A park as an open grassy green area, designed for enjoying your leisure time, appeared on the wave of Romanticism in the XVIII century. Opened to public city parks appeared in Europe only at the beginning of the XIX century. Parks were promoting the cult of nature, harmony, quietness, seclusion. The main idea of any park was to recreate an untouched or somehow reshaped part of nature.
Some of parks in Russia have remained since the times of tsars (estates and gardens), others were created during the communist epoch (parks of culture and recreation, physical education). At the moment all of them are much more open and accessible for citizens thanks to modernisation and introduction of new elements.
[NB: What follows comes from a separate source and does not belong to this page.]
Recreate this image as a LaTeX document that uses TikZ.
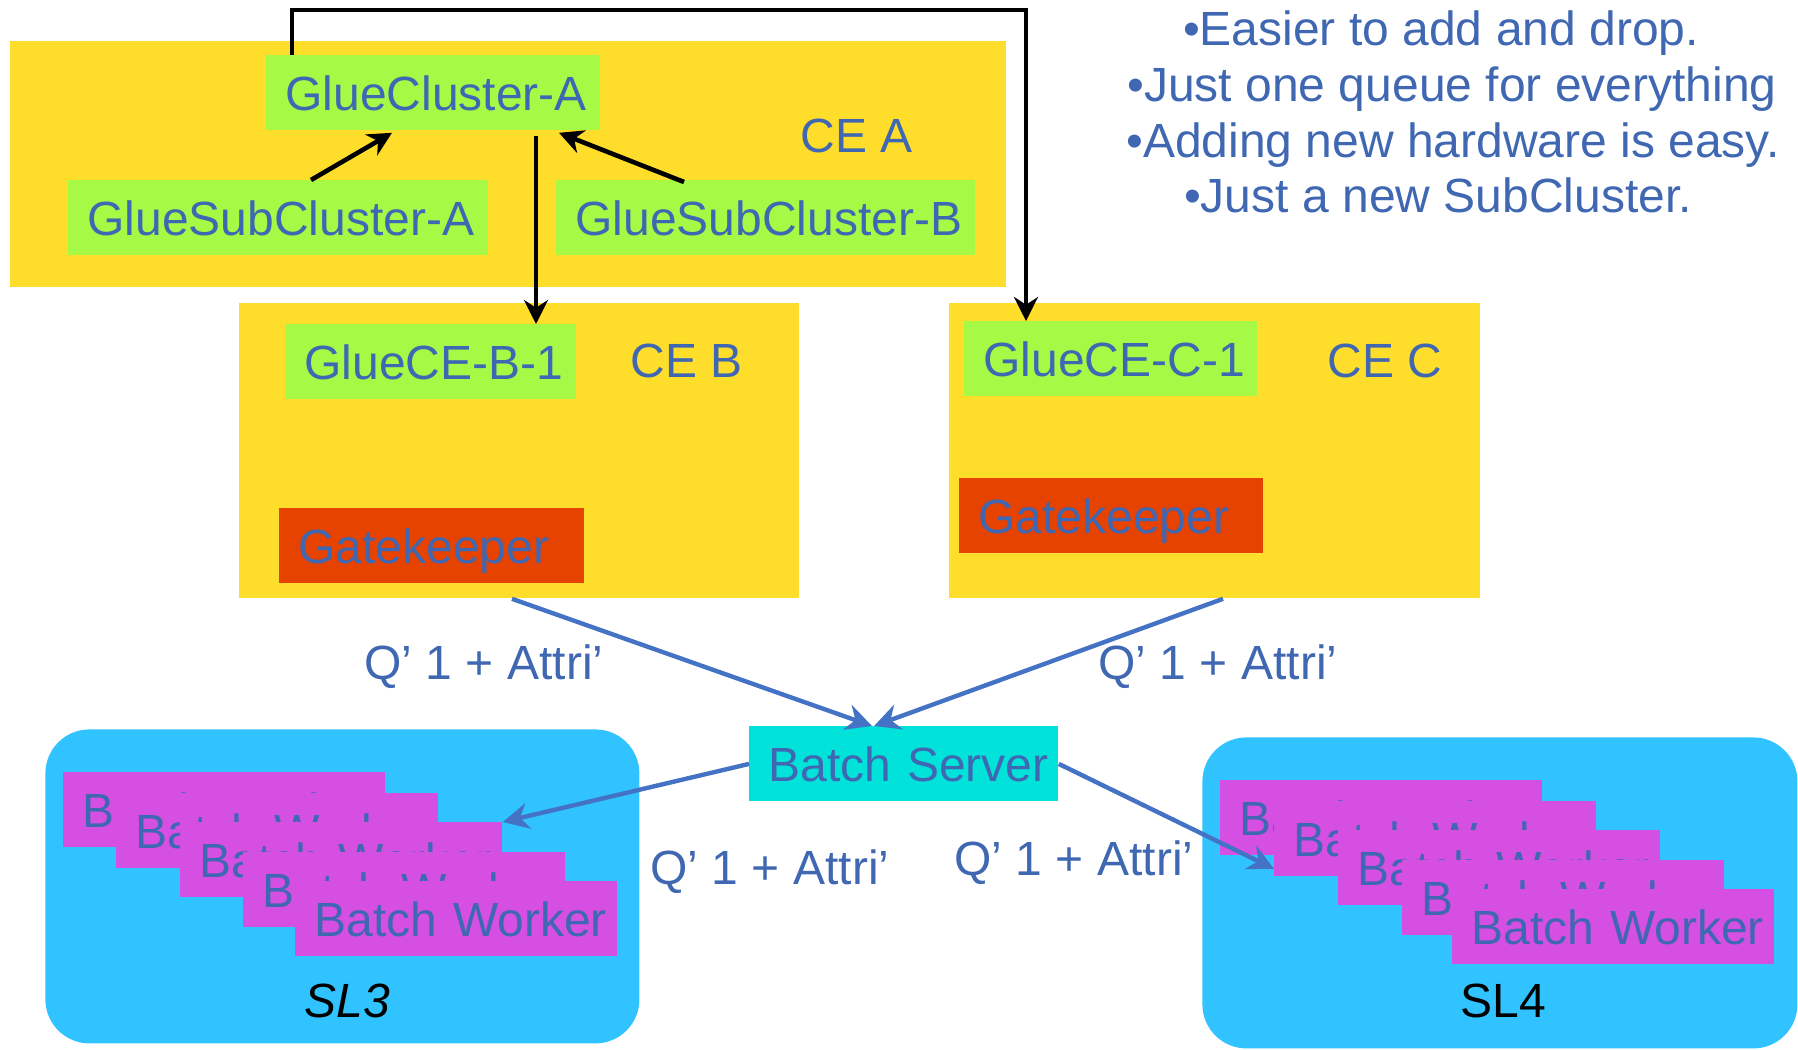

And in Moscow you can find some extremely positive examples of that change. But the result of such intrusions to the original structure or composition of the park can’t always be good. Thus, drifting through Moscow parks, I focused to search for the places where the story of the change has gone in the wrong direction. I chose the visual nuisances, noises, dissonances, and reconstructed my own image of the abandoned, deprived of attention park.
Julia Abzaltdinova was born in Ekaterinburg, Russia in 1984 in the family of photography lovers. She took an interest in photography when she was in high school. When she was a student at University, she attended «PhotoThursday» photo-club at the Metenkov Photography Museum. When she was 20 she has graduated from several private photography schools and started earning a living by photographing.In early 2009 she decided to change the direction of her career and go with art and documentary photography. Since 2010 she has been working on a project about the modifications in the city of Sochi due to the 2014 Winter Olympics. In 2011 she entered the Rodchenko Moscow School of Photography and Multimedia, the course of Documentary Photography by Valeriy Nistratov. In 2014 she is to graduate. Currently she works in Moscow, Sochi and Ural.